August 28, 2007

Righteous Roots

No one finds security by wickedness, but the root of the righteous will never be moved. -- Proverbs 12:3

"Righteousness" gets a bad rap lately, in popular conception too often confused with self-righteousness. (Try not to imagine overly pious Christians thumping their chests and judging the rest of us for our various infidelities.) The good news is that a person can be righteous without it absolutely ruining him … or his friendships! Thank God.

Simply speaking, in the Bible, the righteous man or women is one committed to God, one loyal to the bond God has made with us. In the Old Testament, that bond was the great covenant secured with Abraham and Sarah, later through Moses. The Lord says to Israel: "I will be your God. You will be my people." In a sense, they get married … and just like in a marriage, each side must stay committed to the relationship. So, the righteous members of God's family were those who took seriously what God had done for them and then pledged to live accordingly (Deuteronomy 6:5, Leviticus 19:18, etc.). To be a part of God's covenant brood was both a blessing and a burden, both a gift and calling.

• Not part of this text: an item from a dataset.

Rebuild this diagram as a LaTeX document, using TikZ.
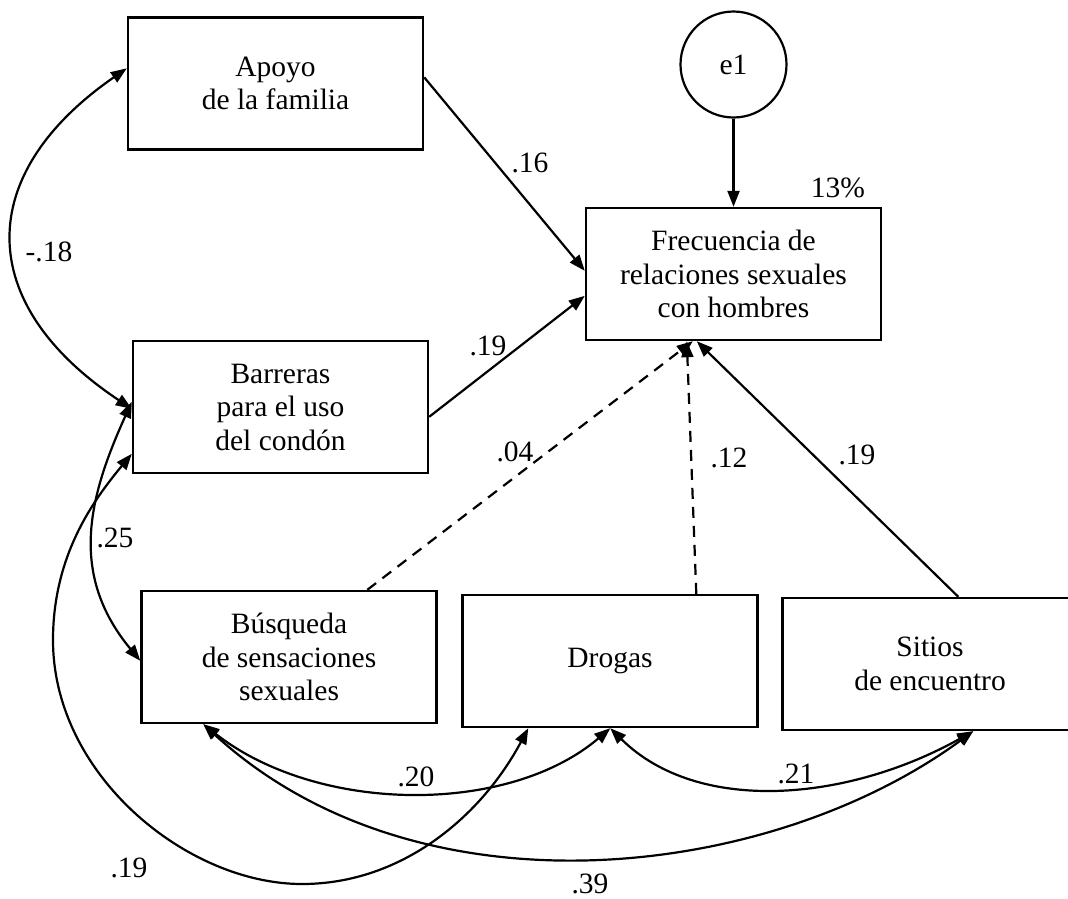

In the New Testament, the wide beam of the covenant is narrowed to shine squarely and solely on Christ, and what secures us to God now is the living bond that Jesus makes with us. What we celebrate as believers is that God has accredited us as righteous, i.e. allegiant, in good standing, faithful—not of our own merit, but by virtue of Jesus' immense qualifications (see Romans 5). The free gift of grace is that we are accounted in God's family by God's generous action, not our own credentials. This is why self-righteousness will never do in Christian faith: Our good standing with God is wholly God's own doing, a free act of his ineffable grace. Show me an arrogant Christian and I will show you someone who has never really experienced God's grace. In the New Testament, he who is righteous not only accepts this remarkable gift with humility and gratitude, but pledges to live a life of love in light of such good news (Colossians 3:12-17).

Now we are ready to hear the promise of Proverbs 12:3. The root of the righteous will never be moved. Most of the schemes and shortcuts available to us for securing ourselves turn out to leave us empty, ashen, and without substance. Winds of trouble blow hard, and our house falls for lack of any livingness. (See Matthew 7:24-27 for Jesus' parable on the matter.) But the gospel is a strong tap root that anchors our lives in God's good grace. There is a durability to the covenant, it will not come undone because both God and we have pledged our part. (Compare Proverbs 10:25, 18:10, 28:1, and 30:5)

Note well, however, that righteousness—both the free gift and the resulting calling—is not a get-out-difficulty-free card. The mystery of why sometimes things are not the way they are supposed to be broods over all of us, righteous or not. The difference, I imagine, is that in righteousness one is not "moved" out from under the canopy of God's good provision. The "wicked" have nothing on which to stand in a storm, but the winds of trouble do not blow a righteous one out of the grip of God's grace. The promise of Proverbs 12:3 teaches one to say in all matters under heaven, "Whatever my lot …"

"Whatever my lot." These are perhaps the best three words in the classic hymn It is Well With My Soul. When five of our members offered Spafford's words and Bliss' tune as their anthem last Sunday, I sat humming along and was again reminded of the promise and power of standing firm in God's grace—regardless of circumstances.

When peace, like a river, attendeth my way,
When sorrows like sea billows roll;
Whatever my lot, Thou has taught me to say,
It is well, it is well, with my soul.

It is well with our souls; we are counted as righteous. In this we rejoice. Let us once again commit ourselves to a life of grateful obedience.